The co-owner of a major Pentagon propaganda contractor publicly admitted Thursday that he was behind a series of websites used in an attempt to discredit two USA TODAY journalists who had reported on the contractor.
The online “misinformation campaign,” first reported last month, has raised questions about whether the Pentagon or its contractors had turned its propaganda operations against U.S. citizens. But Camille Chidiac, the minority owner of Leonie Industries and its former president, said he was responsible for the online activity and was operating independently of the company and the Pentagon.
Even before the stories ran, USA TODAY Pentagon reporter Tom Vanden Brook noticed that someone registered the site tomvandenbrook.com.
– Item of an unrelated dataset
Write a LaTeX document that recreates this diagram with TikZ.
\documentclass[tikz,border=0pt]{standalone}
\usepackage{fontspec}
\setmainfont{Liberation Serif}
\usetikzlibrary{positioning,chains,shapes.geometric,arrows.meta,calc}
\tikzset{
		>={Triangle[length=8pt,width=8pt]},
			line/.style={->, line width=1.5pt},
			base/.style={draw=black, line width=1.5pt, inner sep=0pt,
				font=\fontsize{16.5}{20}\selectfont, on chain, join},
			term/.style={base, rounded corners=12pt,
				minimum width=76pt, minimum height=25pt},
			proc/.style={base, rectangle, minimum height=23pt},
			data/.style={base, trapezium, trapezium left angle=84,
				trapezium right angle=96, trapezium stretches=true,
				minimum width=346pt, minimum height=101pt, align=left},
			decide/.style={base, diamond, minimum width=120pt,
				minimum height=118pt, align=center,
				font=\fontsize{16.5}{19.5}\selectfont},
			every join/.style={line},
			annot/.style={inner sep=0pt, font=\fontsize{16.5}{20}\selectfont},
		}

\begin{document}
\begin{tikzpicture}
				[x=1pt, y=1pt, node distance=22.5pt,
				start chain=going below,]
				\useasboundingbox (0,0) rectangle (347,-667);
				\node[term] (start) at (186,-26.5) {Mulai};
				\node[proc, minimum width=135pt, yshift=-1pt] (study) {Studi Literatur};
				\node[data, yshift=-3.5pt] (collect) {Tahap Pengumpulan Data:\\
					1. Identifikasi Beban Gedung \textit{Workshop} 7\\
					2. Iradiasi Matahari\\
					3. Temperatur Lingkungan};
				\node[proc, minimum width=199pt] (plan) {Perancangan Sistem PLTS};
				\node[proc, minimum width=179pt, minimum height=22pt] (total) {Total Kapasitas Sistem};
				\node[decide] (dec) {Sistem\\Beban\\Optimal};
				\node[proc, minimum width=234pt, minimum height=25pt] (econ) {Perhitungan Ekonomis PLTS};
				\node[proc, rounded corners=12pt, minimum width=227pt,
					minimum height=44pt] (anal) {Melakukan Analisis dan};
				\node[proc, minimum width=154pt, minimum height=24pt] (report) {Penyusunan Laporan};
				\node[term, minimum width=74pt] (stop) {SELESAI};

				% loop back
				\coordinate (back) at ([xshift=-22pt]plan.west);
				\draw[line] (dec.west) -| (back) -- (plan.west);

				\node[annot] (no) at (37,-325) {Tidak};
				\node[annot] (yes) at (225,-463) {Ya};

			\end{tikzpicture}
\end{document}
Twitter and Facebook accounts were also registered in his name, and a Wikipedia entry and discussion group postings misrepresented his reporting on the West Virginia Sago Mine disaster.
Chidiac said he clearly labeled the websites as “fan sites” of Vanden Brook and his editor, Ray Locker, but said comments on the websites “quickly degenerated from legitimate criticism to immature and irrelevant rhetoric by unknown users.”
Chidiac’s attorney said the Twitter and Wikipedia entries were created by someone else with “absolutely no relationship or connection with Leonie Industries,” whom he did not name. One online reputation expert, Andy Beal, said the effort appeared to be coordinated and called it a “sophisticated reputation attack.”
The distribution of federally funded propaganda for domestic targets could be a violation of a federal law prohibiting the Defense Department from spending money for “propaganda purposes within the United States.” The company said no federal funds were used.